**Records to use**
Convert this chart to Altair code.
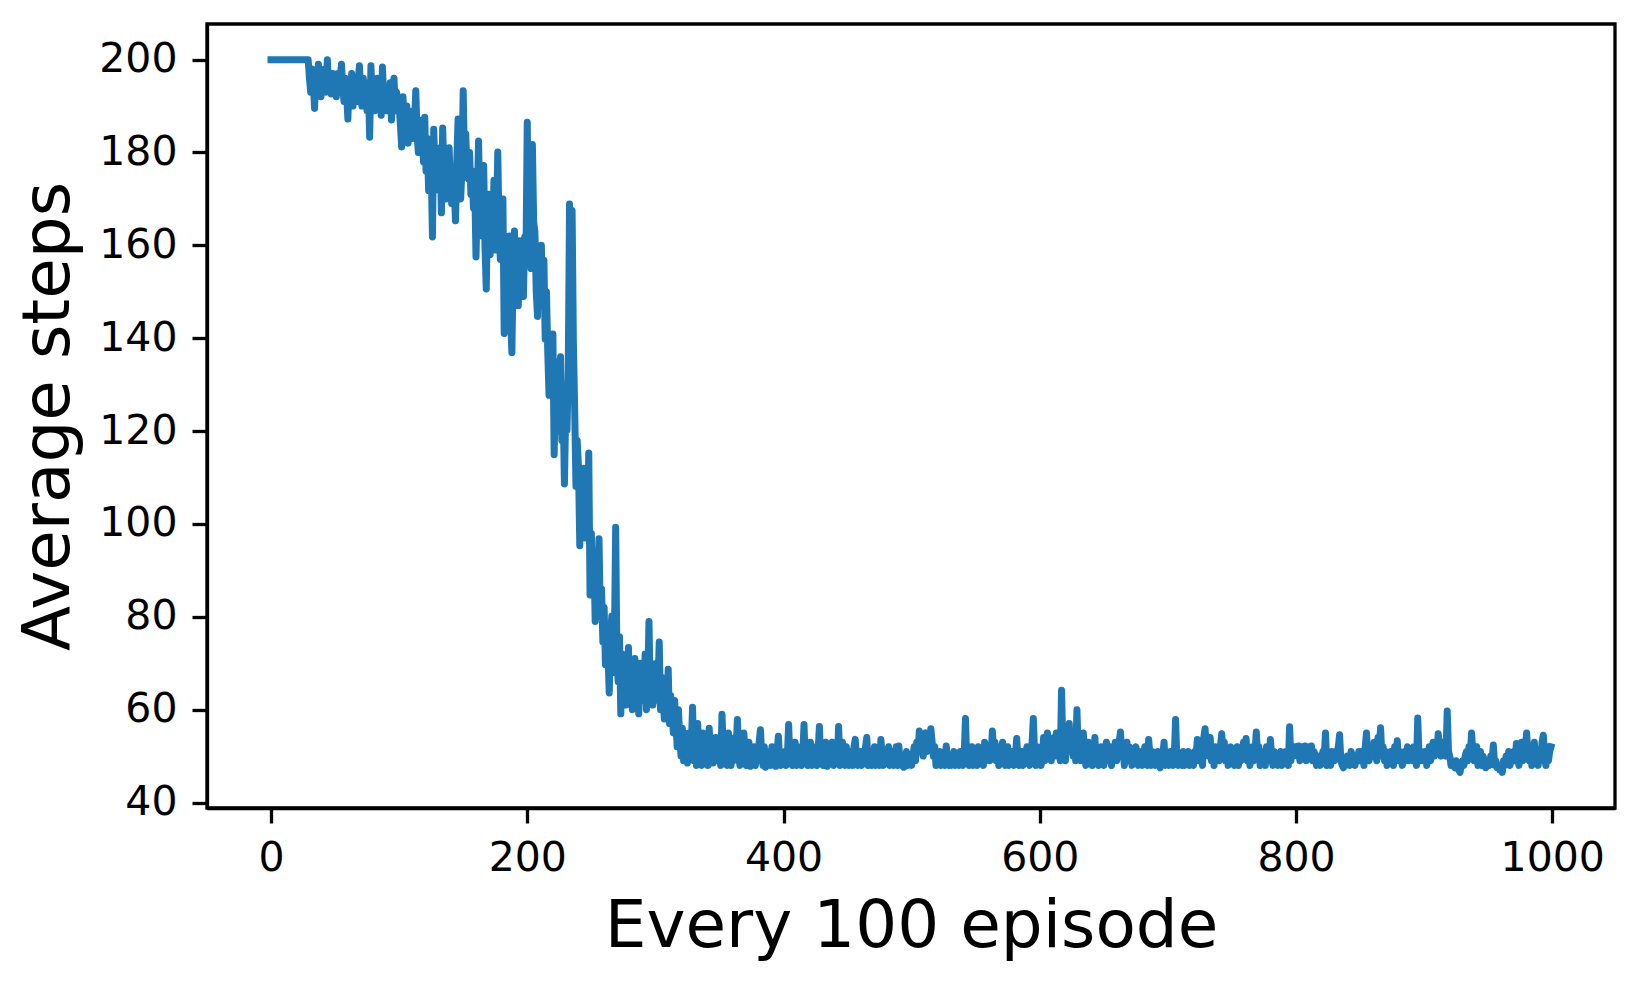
import altair as alt
import pandas as pd

# Average steps per point (index = episode block)
seg_000 = [200]*30 + [196,193,198,195,189.5,197,194,199,196,192,197,195,198,193,200,194,196,192.6,197,195]
seg_050 = [195,192,197,193,196,199,194,191,196,193,187.2,195,192,197,190,194,196,191,195,198.7,
           193,190,196,192,194,189,195,183.3,198.7,191,194,189,193,196,190,192,188,198.4,191,194,
           189,193,190,195,187,192,196,189,193,190]
seg_100 = [190,186,181.2,192,187,184,190,182,188,185,183,189,186,193.3,184,180,187,182,185,178,
           187.6,176,183,171.8,180,177,161.8,185,176,179,172,174,181,167,185.3,175,178,170,176,181,
           174,169,177,172,165.3,178,187.2,173,170,176]
seg_150 = [193.3,178,184,175,174.3,180,171,176,168,173,157.5,170,182.5,166,172,162,177.2,160,150.6,168,
           171,158,165,161,174,159,166,180.1,163,157,168,170,141,160,152,148,162,145,136.9,155,
           163.1,150,158,147,161,152,156,149,161.8,158]
seg_200 = [186.5,160,175,155,181.7,165,162.9,150,144.7,158,152,160,148,156.8,139.8,150,137,127.7,138,132,
           140.9,114.9,130,124,135,120,136,118,126,108.6,124,120.2,133,168.9,150,167.5,139.2,125,108.1,118,
           112,95.3,110,102,112,97,105,100,115.3,84.7]
seg_250 = [98,88,94,79,90,84,96.8,80,86,74.6,82,69.7,78,72,63.6,76,80.2,68,74,99.3,
           70,66,75.7,59.1,72,64,70,61,68,73.4,62,69,60,66,71,63,67,59.1,70,62,
           68,64,72,60,66,79,63,70,61,67]
seg_300 = [62,70,65,74.6,60,67,63,58,66,61,68.7,57,63,59.9,55,62,57,52,60,54,
           50,56,49,53,51,48.5,55,50,52,60.5,49,54,48,57,50,53,48,55,51,49,
           52,48,56,50,53,48.5,51,54,49,52]
seg_350 = [50,48,59,51,49,53,48,55,50,48,52,49,54,51,57.9,50,48,53,49,55,
           51,48,50,53,47.8,51,49,52,48,50,49,53,55.7,50,48,52,47.6,51,49,50,
           48,52,49,50,47.8,51,54.3,49,48,50]
seg_400 = [49,51,48,50,56.8,49,52,48,50,53,48,51,49,52,48,50,56.8,49,52,48,
           51,53,48,50,49,52,48,51,56.4,49,52,48,50,53,47.8,51,49,50,53,48,
           50,52,49,56.4,48,51,53,49,48,52]
seg_450 = [49,48,51,50,48,52,53.6,49,48,50,51,48,50,49,52,54,48,50,51,48,
           50,52,48,49,51,48,53.6,50,48,51,49,50,52,48,49,51,48,50,52,48,
           52.2,49,48,50,47.6,49,51,48,49,50]
seg_500 = [48,50,52,49,53,51,55.4,52,54,50,53,55,51,54,52,55.9,53,50,52,48,
           50,49,51,48,50,49,48,52.2,49,48,50,48,49,51,48,50,49,48,51,49,
           48,50,58.1,49,51,48,50,52,48,49]
seg_550 = [50,48,52,49,51,50,48,53,49,51,52,49,50,55.4,51,53,49,52,48,50,
           51,53,49,48,50,52,48,49,51,50,48,50,53.8,49,48,50,51,48,49,50,
           52,49,48,51,53,58.1,50,48,52,49]
seg_600 = [51,48,50,54,49,52,55,50,53,49,52,54,50,55,51,53,49,64.2,52,50,
           49,55,53,57,51,54,50,53,49,60,51,54,49,52,55,50,48,51,53,49,
           52,48,50,54,49,51,48,50,52,49]
seg_650 = [48,51,53,49,50,52,48,51,50,53,49,51,53,55.2,50,52,48,51,53,49,
           52,50,48,51,49,52,50,48,51,49,48,50,52,49,48,53.6,50,48,51,49,
           48,50,51,48,47.5,49,50,53,48,49]
seg_700 = [50,48,51,49,48,50,57.9,49,48,50,49,48,51,48,50,49,51,48,50,49,
           48,51,50,53.6,49,52,50,48,54,55.9,51,53,50,54,49,51,48,52,50,51,
           49,52,54.8,51,53,49,50,48,51,52]
seg_750 = [49,51,48,50,52,48,50,49,51,53,50,53.8,49,51,48,50,52,49,51,55.2,
           50,52,48,51,49,50,48,52,51,49,53.6,50,48,51,49,50,48,49,51,48,
           50,49,51,50,48,56.3,49,51,50,52]
seg_800 = [52,50,52.2,49,51,52,50,52.2,49,51,52,50,52.2,49,51,50,48,49,50,48,
           49,51,50,55,48,50,49,48,51,50,49,51,50,52,54.6,49,48,47.5,49,48,
           50,49,48,51,50,49,48,50,49,51]
seg_850 = [49,51,50,48,52,55,50,49,51,52,50,53,51,49,54,52,56.1,50,52,49,
           51,48,50,49,51,50,48,52,50,53.3,49,51,50,48,49,51,50,52,49,51,
           50,49,52,50,48,58.2,50,49,51,50]
seg_900 = [49,51,48,50,52,49,51,53,50,52,51,54.8,52,50,53,51,52,50,59.7,51,
           50,48,49,48,47.5,49,48,47,46.5,48,49,48,50,51,49,52,50,55,51,49,
           50,52,48,49,51,48,50,49,47.5,48]
seg_950 = [49,48,50,49,52.4,48,49,47.5,48,47,48,46.5,49,48,50,49,51,48,50,49,
           51,49,52.7,50,48,51,53,49,50,52,55,50,49,52,48,51,53,49,50,48,
           51,49,53,54.5,50,48,52,49,51,52]

avg_steps = (seg_000 + seg_050 + seg_100 + seg_150 + seg_200 + seg_250 + seg_300 + seg_350 +
             seg_400 + seg_450 + seg_500 + seg_550 + seg_600 + seg_650 + seg_700 + seg_750 +
             seg_800 + seg_850 + seg_900 + seg_950)
episodes = list(range(len(avg_steps)))

x_ticks = [0, 200, 400, 600, 800, 1000]
y_ticks = [40, 60, 80, 100, 120, 140, 160, 180, 200]

df = pd.DataFrame({"episode": episodes, "steps": avg_steps})

FONT = "DejaVu Sans"
chart = alt.Chart(df).mark_line(
    color="#1f77b4", strokeWidth=7, strokeJoin="round", strokeCap="square"
).encode(
    x=alt.X("episode:Q",
            scale=alt.Scale(domain=[-49.95, 1048.95], nice=False, zero=False),
            axis=alt.Axis(values=x_ticks, format="d", title="Every 100 episode", grid=False,
                          labelFontSize=41, labelFont=FONT, labelColor="black",
                          labelPadding=15, tickSize=15, tickWidth=3.3, tickColor="black",
                          domainColor="black", domainWidth=3.3,
                          titleFont=FONT, titleFontSize=66, titleFontWeight="normal",
                          titleColor="black", titleBaseline="alphabetic", titleY=138)),
    y=alt.Y("steps:Q",
            scale=alt.Scale(domain=[38.825, 207.675], nice=False, zero=False),
            axis=alt.Axis(values=y_ticks, format="d", title="Average steps", grid=False,
                          labelFontSize=41, labelFont=FONT, labelColor="black",
                          labelPadding=15, tickSize=15, tickWidth=3.3, tickColor="black",
                          domainColor="black", domainWidth=3.3,
                          titleFont=FONT, titleFontSize=66, titleFontWeight="normal",
                          titleColor="black", titleBaseline="alphabetic", titleX=-139)),
).properties(
    width=1408, height=784,
    background="white",
    padding={"left": 199, "top": 16, "right": 7, "bottom": 165},
    autosize=alt.AutoSizeParams(type="none"),
).configure_view(stroke="black", strokeWidth=3.3)

chart.save("out.html", embed_options={"renderer": "svg", "actions": False})
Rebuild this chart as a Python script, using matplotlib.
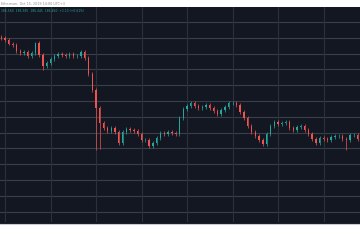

**Given request**
Exclude the pictures. Write out the remaining data exactly.

**Solution for this exercise**
Convert this chart to Altair code.
import altair as alt
import pandas as pd

# Average steps per point (index = episode block)
seg_000 = [200]*30 + [196,193,198,195,189.5,197,194,199,196,192,197,195,198,193,200,194,196,192.6,197,195]
seg_050 = [195,192,197,193,196,199,194,191,196,193,187.2,195,192,197,190,194,196,191,195,198.7,
           193,190,196,192,194,189,195,183.3,198.7,191,194,189,193,196,190,192,188,198.4,191,194,
           189,193,190,195,187,192,196,189,193,190]
seg_100 = [190,186,181.2,192,187,184,190,182,188,185,183,189,186,193.3,184,180,187,182,185,178,
           187.6,176,183,171.8,180,177,161.8,185,176,179,172,174,181,167,185.3,175,178,170,176,181,
           174,169,177,172,165.3,178,187.2,173,170,176]
seg_150 = [193.3,178,184,175,174.3,180,171,176,168,173,157.5,170,182.5,166,172,162,177.2,160,150.6,168,
           171,158,165,161,174,159,166,180.1,163,157,168,170,141,160,152,148,162,145,136.9,155,
           163.1,150,158,147,161,152,156,149,161.8,158]
seg_200 = [186.5,160,175,155,181.7,165,162.9,150,144.7,158,152,160,148,156.8,139.8,150,137,127.7,138,132,
           140.9,114.9,130,124,135,120,136,118,126,108.6,124,120.2,133,168.9,150,167.5,139.2,125,108.1,118,
           112,95.3,110,102,112,97,105,100,115.3,84.7]
seg_250 = [98,88,94,79,90,84,96.8,80,86,74.6,82,69.7,78,72,63.6,76,80.2,68,74,99.3,
           70,66,75.7,59.1,72,64,70,61,68,73.4,62,69,60,66,71,63,67,59.1,70,62,
           68,64,72,60,66,79,63,70,61,67]
seg_300 = [62,70,65,74.6,60,67,63,58,66,61,68.7,57,63,59.9,55,62,57,52,60,54,
           50,56,49,53,51,48.5,55,50,52,60.5,49,54,48,57,50,53,48,55,51,49,
           52,48,56,50,53,48.5,51,54,49,52]
seg_350 = [50,48,59,51,49,53,48,55,50,48,52,49,54,51,57.9,50,48,53,49,55,
           51,48,50,53,47.8,51,49,52,48,50,49,53,55.7,50,48,52,47.6,51,49,50,
           48,52,49,50,47.8,51,54.3,49,48,50]
seg_400 = [49,51,48,50,56.8,49,52,48,50,53,48,51,49,52,48,50,56.8,49,52,48,
           51,53,48,50,49,52,48,51,56.4,49,52,48,50,53,47.8,51,49,50,53,48,
           50,52,49,56.4,48,51,53,49,48,52]
seg_450 = [49,48,51,50,48,52,53.6,49,48,50,51,48,50,49,52,54,48,50,51,48,
           50,52,48,49,51,48,53.6,50,48,51,49,50,52,48,49,51,48,50,52,48,
           52.2,49,48,50,47.6,49,51,48,49,50]
seg_500 = [48,50,52,49,53,51,55.4,52,54,50,53,55,51,54,52,55.9,53,50,52,48,
           50,49,51,48,50,49,48,52.2,49,48,50,48,49,51,48,50,49,48,51,49,
           48,50,58.1,49,51,48,50,52,48,49]
seg_550 = [50,48,52,49,51,50,48,53,49,51,52,49,50,55.4,51,53,49,52,48,50,
           51,53,49,48,50,52,48,49,51,50,48,50,53.8,49,48,50,51,48,49,50,
           52,49,48,51,53,58.1,50,48,52,49]
seg_600 = [51,48,50,54,49,52,55,50,53,49,52,54,50,55,51,53,49,64.2,52,50,
           49,55,53,57,51,54,50,53,49,60,51,54,49,52,55,50,48,51,53,49,
           52,48,50,54,49,51,48,50,52,49]
seg_650 = [48,51,53,49,50,52,48,51,50,53,49,51,53,55.2,50,52,48,51,53,49,
           52,50,48,51,49,52,50,48,51,49,48,50,52,49,48,53.6,50,48,51,49,
           48,50,51,48,47.5,49,50,53,48,49]
seg_700 = [50,48,51,49,48,50,57.9,49,48,50,49,48,51,48,50,49,51,48,50,49,
           48,51,50,53.6,49,52,50,48,54,55.9,51,53,50,54,49,51,48,52,50,51,
           49,52,54.8,51,53,49,50,48,51,52]
seg_750 = [49,51,48,50,52,48,50,49,51,53,50,53.8,49,51,48,50,52,49,51,55.2,
           50,52,48,51,49,50,48,52,51,49,53.6,50,48,51,49,50,48,49,51,48,
           50,49,51,50,48,56.3,49,51,50,52]
seg_800 = [52,50,52.2,49,51,52,50,52.2,49,51,52,50,52.2,49,51,50,48,49,50,48,
           49,51,50,55,48,50,49,48,51,50,49,51,50,52,54.6,49,48,47.5,49,48,
           50,49,48,51,50,49,48,50,49,51]
seg_850 = [49,51,50,48,52,55,50,49,51,52,50,53,51,49,54,52,56.1,50,52,49,
           51,48,50,49,51,50,48,52,50,53.3,49,51,50,48,49,51,50,52,49,51,
           50,49,52,50,48,58.2,50,49,51,50]
seg_900 = [49,51,48,50,52,49,51,53,50,52,51,54.8,52,50,53,51,52,50,59.7,51,
           50,48,49,48,47.5,49,48,47,46.5,48,49,48,50,51,49,52,50,55,51,49,
           50,52,48,49,51,48,50,49,47.5,48]
seg_950 = [49,48,50,49,52.4,48,49,47.5,48,47,48,46.5,49,48,50,49,51,48,50,49,
           51,49,52.7,50,48,51,53,49,50,52,55,50,49,52,48,51,53,49,50,48,
           51,49,53,54.5,50,48,52,49,51,52]

avg_steps = (seg_000 + seg_050 + seg_100 + seg_150 + seg_200 + seg_250 + seg_300 + seg_350 +
             seg_400 + seg_450 + seg_500 + seg_550 + seg_600 + seg_650 + seg_700 + seg_750 +
             seg_800 + seg_850 + seg_900 + seg_950)
episodes = list(range(len(avg_steps)))

x_ticks = [0, 200, 400, 600, 800, 1000]
y_ticks = [40, 60, 80, 100, 120, 140, 160, 180, 200]

df = pd.DataFrame({"episode": episodes, "steps": avg_steps})

FONT = "DejaVu Sans"
chart = alt.Chart(df).mark_line(
    color="#1f77b4", strokeWidth=7, strokeJoin="round", strokeCap="square"
).encode(
    x=alt.X("episode:Q",
            scale=alt.Scale(domain=[-49.95, 1048.95], nice=False, zero=False),
            axis=alt.Axis(values=x_ticks, format="d", title="Every 100 episode", grid=False,
                          labelFontSize=41, labelFont=FONT, labelColor="black",
                          labelPadding=15, tickSize=15, tickWidth=3.3, tickColor="black",
                          domainColor="black", domainWidth=3.3,
                          titleFont=FONT, titleFontSize=66, titleFontWeight="normal",
                          titleColor="black", titleBaseline="alphabetic", titleY=138)),
    y=alt.Y("steps:Q",
            scale=alt.Scale(domain=[38.825, 207.675], nice=False, zero=False),
            axis=alt.Axis(values=y_ticks, format="d", title="Average steps", grid=False,
                          labelFontSize=41, labelFont=FONT, labelColor="black",
                          labelPadding=15, tickSize=15, tickWidth=3.3, tickColor="black",
                          domainColor="black", domainWidth=3.3,
                          titleFont=FONT, titleFontSize=66, titleFontWeight="normal",
                          titleColor="black", titleBaseline="alphabetic", titleX=-139)),
).properties(
    width=1408, height=784,
    background="white",
    padding={"left": 199, "top": 16, "right": 7, "bottom": 165},
    autosize=alt.AutoSizeParams(type="none"),
).configure_view(stroke="black", strokeWidth=3.3)

chart.save("out.html", embed_options={"renderer": "svg", "actions": False})
Rebuild this chart as a Python script, using matplotlib.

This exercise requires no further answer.